[DU] LayoutLMv3: Pre-training for Document AI with Unified Text and Image Masking

1 minute read

1. Motivation

Language Model (BERT)로 Dcoument Understanding AI에서 text를 학습하는 목적함수와 image를 학습하는 목적함수가 다름
- text: Masked Langauge Modeling
- image: Masked Region Reconstruction
기존에 visual feature를 econding하기 위해 Faster-RCNN을 통한 noisy region 정보를 추출하거나, CNN으로 grid를 뽑아 사용하는 등, 비효율적이었음

$\to$ ViT처럼 patch단위로 쪼개어, masked patch를 추출하는 방식을 도입해보면 어떨까?

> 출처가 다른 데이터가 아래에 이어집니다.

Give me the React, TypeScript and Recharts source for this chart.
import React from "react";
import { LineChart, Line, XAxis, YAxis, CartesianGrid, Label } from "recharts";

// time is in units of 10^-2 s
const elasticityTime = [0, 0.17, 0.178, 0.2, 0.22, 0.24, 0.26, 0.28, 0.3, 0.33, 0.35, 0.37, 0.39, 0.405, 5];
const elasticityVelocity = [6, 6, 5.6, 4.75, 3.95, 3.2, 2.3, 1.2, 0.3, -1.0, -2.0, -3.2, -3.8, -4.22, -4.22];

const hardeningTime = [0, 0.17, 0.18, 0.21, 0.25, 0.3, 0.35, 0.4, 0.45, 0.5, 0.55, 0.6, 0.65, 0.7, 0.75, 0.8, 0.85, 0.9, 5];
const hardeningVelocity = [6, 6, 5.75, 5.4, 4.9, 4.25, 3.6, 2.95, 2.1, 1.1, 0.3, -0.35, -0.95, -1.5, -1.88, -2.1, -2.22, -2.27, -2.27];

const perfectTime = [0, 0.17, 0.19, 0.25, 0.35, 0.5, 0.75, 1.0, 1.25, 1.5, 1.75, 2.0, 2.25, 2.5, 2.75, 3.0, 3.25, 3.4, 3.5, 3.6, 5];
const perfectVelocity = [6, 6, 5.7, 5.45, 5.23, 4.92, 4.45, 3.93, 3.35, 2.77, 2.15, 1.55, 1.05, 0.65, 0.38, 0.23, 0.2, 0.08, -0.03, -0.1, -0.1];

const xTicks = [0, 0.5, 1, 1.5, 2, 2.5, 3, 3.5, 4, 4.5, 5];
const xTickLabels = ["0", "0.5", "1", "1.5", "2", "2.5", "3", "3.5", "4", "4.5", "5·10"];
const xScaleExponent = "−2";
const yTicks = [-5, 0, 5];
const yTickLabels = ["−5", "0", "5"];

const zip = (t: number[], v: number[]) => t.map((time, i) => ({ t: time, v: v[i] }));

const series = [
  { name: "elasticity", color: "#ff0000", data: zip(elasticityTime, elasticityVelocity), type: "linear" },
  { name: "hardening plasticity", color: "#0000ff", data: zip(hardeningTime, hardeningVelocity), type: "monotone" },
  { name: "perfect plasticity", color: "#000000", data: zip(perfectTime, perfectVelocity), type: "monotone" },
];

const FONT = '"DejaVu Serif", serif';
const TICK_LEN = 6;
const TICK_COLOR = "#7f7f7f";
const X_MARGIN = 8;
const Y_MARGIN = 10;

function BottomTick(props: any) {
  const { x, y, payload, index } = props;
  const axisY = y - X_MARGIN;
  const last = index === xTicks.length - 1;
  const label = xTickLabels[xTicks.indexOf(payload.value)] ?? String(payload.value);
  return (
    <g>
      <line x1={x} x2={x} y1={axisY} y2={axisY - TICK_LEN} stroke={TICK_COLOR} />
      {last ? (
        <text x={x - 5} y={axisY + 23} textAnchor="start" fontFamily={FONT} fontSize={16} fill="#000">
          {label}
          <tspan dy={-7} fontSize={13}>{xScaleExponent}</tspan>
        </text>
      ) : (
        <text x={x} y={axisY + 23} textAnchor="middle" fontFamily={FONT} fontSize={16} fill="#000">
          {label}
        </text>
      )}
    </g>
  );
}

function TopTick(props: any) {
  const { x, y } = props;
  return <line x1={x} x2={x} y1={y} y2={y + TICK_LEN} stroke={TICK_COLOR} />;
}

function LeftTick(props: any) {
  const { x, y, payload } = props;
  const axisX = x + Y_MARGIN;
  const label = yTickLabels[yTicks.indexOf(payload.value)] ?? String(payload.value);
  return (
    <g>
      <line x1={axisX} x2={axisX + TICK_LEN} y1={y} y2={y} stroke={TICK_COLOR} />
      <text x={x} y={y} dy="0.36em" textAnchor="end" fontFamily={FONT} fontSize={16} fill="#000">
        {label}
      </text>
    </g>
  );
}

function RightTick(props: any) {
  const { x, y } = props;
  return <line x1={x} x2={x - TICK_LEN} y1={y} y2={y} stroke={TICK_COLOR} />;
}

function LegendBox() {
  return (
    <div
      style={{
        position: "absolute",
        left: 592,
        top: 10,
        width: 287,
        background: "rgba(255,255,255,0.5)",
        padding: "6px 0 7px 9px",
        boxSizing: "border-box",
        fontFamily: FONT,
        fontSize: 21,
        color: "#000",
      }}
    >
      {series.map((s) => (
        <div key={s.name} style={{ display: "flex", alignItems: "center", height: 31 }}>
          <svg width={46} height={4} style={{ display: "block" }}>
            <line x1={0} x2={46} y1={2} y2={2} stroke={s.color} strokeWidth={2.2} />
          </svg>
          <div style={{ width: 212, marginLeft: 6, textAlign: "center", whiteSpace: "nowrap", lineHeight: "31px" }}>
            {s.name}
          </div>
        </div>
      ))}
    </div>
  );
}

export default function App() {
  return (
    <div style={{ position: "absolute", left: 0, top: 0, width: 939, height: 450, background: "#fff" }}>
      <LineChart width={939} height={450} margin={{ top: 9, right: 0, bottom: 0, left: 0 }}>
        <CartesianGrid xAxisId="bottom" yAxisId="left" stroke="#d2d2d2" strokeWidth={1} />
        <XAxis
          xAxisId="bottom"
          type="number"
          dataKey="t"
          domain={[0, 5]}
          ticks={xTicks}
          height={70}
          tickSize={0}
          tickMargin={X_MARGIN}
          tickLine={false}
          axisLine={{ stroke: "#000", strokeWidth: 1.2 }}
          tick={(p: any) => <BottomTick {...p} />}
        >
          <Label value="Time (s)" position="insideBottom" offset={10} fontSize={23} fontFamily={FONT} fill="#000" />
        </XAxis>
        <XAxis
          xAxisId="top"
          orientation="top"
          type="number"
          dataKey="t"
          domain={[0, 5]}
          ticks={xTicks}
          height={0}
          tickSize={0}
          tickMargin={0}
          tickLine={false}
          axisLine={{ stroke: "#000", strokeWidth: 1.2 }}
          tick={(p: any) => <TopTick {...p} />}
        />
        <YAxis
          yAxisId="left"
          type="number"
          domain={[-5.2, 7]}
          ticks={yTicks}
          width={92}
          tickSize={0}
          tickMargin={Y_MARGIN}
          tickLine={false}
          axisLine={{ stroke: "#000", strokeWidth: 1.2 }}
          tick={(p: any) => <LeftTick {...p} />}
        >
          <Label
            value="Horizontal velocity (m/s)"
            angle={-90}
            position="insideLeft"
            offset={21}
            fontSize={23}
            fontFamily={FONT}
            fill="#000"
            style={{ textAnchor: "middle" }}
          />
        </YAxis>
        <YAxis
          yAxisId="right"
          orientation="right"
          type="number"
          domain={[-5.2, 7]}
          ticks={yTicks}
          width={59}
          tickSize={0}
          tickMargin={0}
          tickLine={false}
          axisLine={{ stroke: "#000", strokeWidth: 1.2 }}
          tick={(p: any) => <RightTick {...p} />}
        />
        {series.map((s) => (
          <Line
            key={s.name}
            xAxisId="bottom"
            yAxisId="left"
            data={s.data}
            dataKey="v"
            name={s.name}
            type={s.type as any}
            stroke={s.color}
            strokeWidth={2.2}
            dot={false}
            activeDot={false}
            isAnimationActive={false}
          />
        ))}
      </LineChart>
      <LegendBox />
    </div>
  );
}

CNN 혹은 Faster-RCNN을 사용하지 않은 Multi-modal Document Understanding AI분야에 최초 논문
Image & Text alignment를 위해 image를 discretized token로 embedding하여 MLM과 MIM을 학습시키고, WPA (Word-Patch Alignment) loss를 통해 alignment를 수행
Document AI에서 text-centric dataset뿐만 아니라 vision-centric dataset에서도 general 하게 잘됨 (SOTA)

overall diagram
Text embedding
- word embedding: off-the-shelf ocr를 통해 추출한 text content & layout을 사용.
  - 이때 bbox는 word-level이 아니라 segment-level layout을 사용 $\to$ [28] 논문 확인!
  - x,y,w,h 모두 각자 embedding
  - word embedding은 RoBERTa로 초기화함
Image Embedding
- Image patch를 linear projection하여 embedding ($P \times P$)
Pretraining Objectives
- Masked Language Modeling: 30% text token를 masking
  - Masking된 token을 가지고 해당 token의 정답을 예측
    - $M’$: Masked image patch
    - $L’$: Masked token patch
- Masked Image Modeling (MLM): 40% image token을 masking
  - Masking된 token을 가지고 해당 token의 정답을 예측
- Word-Patch Alignment (WPA): Image와 Text를 align하기 위해, unmasked된 text token 중, image token과 pair인 경우 align, 아니면 unalign이 되도록 학습.
  - $L-L’$: unmasked text token
  - masked token은 WPA loss에서 배제